◆ DIRECTIONS FOR THIS TASK: Note how many lines contain "code" and give that number, with nothing else.

## start RECORDED INFORMATION

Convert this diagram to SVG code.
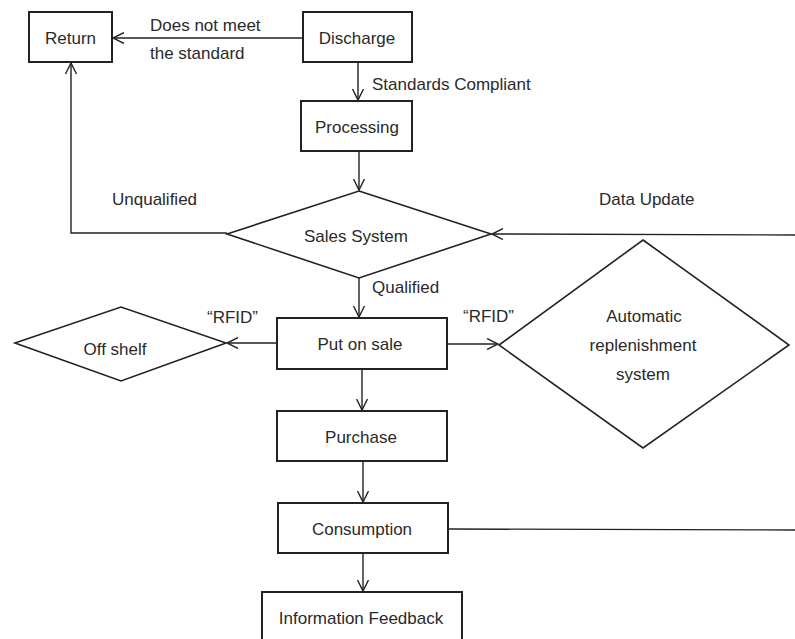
<svg xmlns="http://www.w3.org/2000/svg" width="795" height="639" viewBox="0 0 795 639">
  <style>
    .box { fill: #ffffff; stroke: #222222; stroke-width: 2; }
    .dia { fill: #ffffff; stroke: #222222; stroke-width: 1.6; }
    .t { font-family: "Liberation Sans", Arial, sans-serif; font-size: 17px; fill: #2a2a2a; dominant-baseline: central; }
    .c { text-anchor: middle; }
    .ln { fill: none; stroke: #222222; stroke-width: 1.4; }
    .ar { marker-end: url(#arrow); }
  </style>
  <defs>
    <marker id="arrow" viewBox="0 0 12 12" refX="11.5" refY="6" markerWidth="12" markerHeight="12" markerUnits="userSpaceOnUse" orient="auto">
      <path d="M0.5,0.5 L11.5,6 L0.5,11.5" fill="none" stroke="#222222" stroke-width="1.4"/>
    </marker>
  </defs>
  <rect width="795" height="639" fill="#ffffff"/>

  <g id="connectors">
    <line class="ln ar" x1="303" y1="38" x2="113" y2="38"/>
    <line class="ln ar" x1="358" y1="62" x2="358" y2="100"/>
    <line class="ln ar" x1="359" y1="151" x2="359" y2="190"/>
    <polyline class="ln ar" points="227,233 71,233 71,63"/>
    <line class="ln ar" x1="359" y1="278" x2="359" y2="317"/>
    <line class="ln ar" x1="277" y1="343" x2="227" y2="343"/>
    <line class="ln ar" x1="447" y1="344" x2="498" y2="344"/>
    <line class="ln ar" x1="362" y1="369" x2="362" y2="410"/>
    <line class="ln ar" x1="363" y1="461" x2="363" y2="502"/>
    <line class="ln ar" x1="363" y1="553" x2="363" y2="591"/>
    <line class="ln ar" x1="795" y1="235" x2="492" y2="234"/>
    <line class="ln" x1="448" y1="529" x2="795" y2="530"/>
  </g>

  <g id="labels">
    <text class="t" x="150" y="25">Does not meet</text>
    <text class="t" x="150" y="53">the standard</text>
    <text class="t" x="372" y="84">Standards Compliant</text>
    <text class="t" x="112" y="199">Unqualified</text>
    <text class="t" x="599" y="199">Data Update</text>
    <text class="t" x="372" y="287">Qualified</text>
    <text class="t" x="207" y="317">“RFID”</text>
    <text class="t" x="463" y="316">“RFID”</text>
  </g>

  <g id="return">
    <rect class="box" x="29" y="12" width="83" height="50"/>
    <text class="t c" x="70.5" y="38">Return</text>
  </g>
  <g id="discharge">
    <rect class="box" x="303" y="12" width="109" height="50"/>
    <text class="t c" x="357" y="38">Discharge</text>
  </g>
  <g id="processing">
    <rect class="box" x="301" y="101" width="111" height="50"/>
    <text class="t c" x="357" y="127">Processing</text>
  </g>
  <g id="sales-system">
    <polygon class="dia" points="359,191 491,234 359,278 227,234"/>
    <text class="t c" x="356" y="236">Sales System</text>
  </g>
  <g id="put-on-sale">
    <rect class="box" x="277" y="318" width="170" height="51"/>
    <text class="t c" x="360" y="344">Put on sale</text>
  </g>
  <g id="off-shelf">
    <polygon class="dia" points="15,343 121,307 226,343 121,381"/>
    <text class="t c" x="115" y="349">Off shelf</text>
  </g>
  <g id="automatic-replenishment">
    <polygon class="dia" points="643,240 789,345 643,448 499,345"/>
    <text class="t c" x="644" y="316">Automatic</text>
    <text class="t c" x="643" y="345">replenishment</text>
    <text class="t c" x="643" y="374">system</text>
  </g>
  <g id="purchase">
    <rect class="box" x="277" y="411" width="170" height="50"/>
    <text class="t c" x="361" y="437">Purchase</text>
  </g>
  <g id="consumption">
    <rect class="box" x="278" y="503" width="170" height="50"/>
    <text class="t c" x="362" y="529">Consumption</text>
  </g>
  <g id="information-feedback">
    <rect class="box" x="262" y="592" width="200" height="60"/>
    <text class="t c" x="361" y="618">Information Feedback</text>
  </g>
</svg>
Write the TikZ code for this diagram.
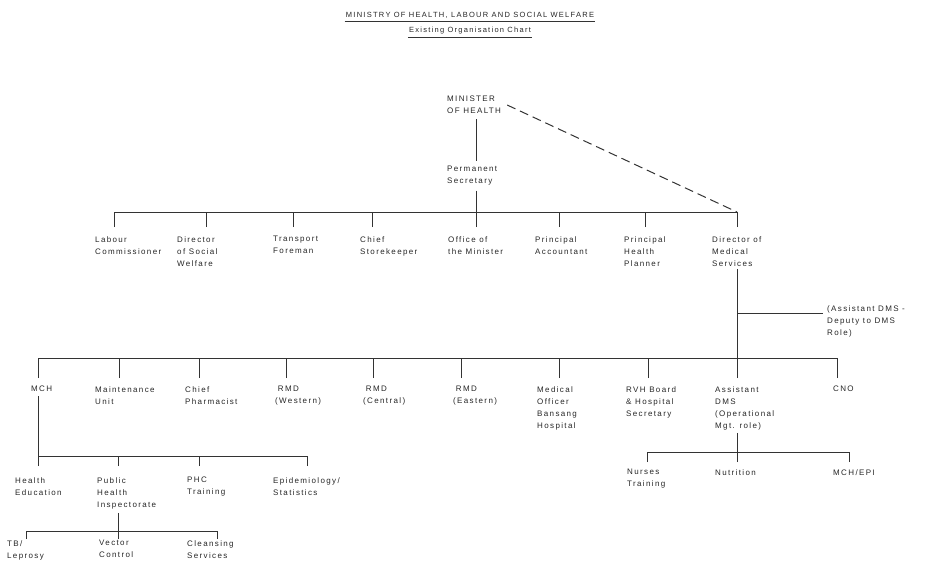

## end RECORDED INFORMATION

◆ SOLUTION: 2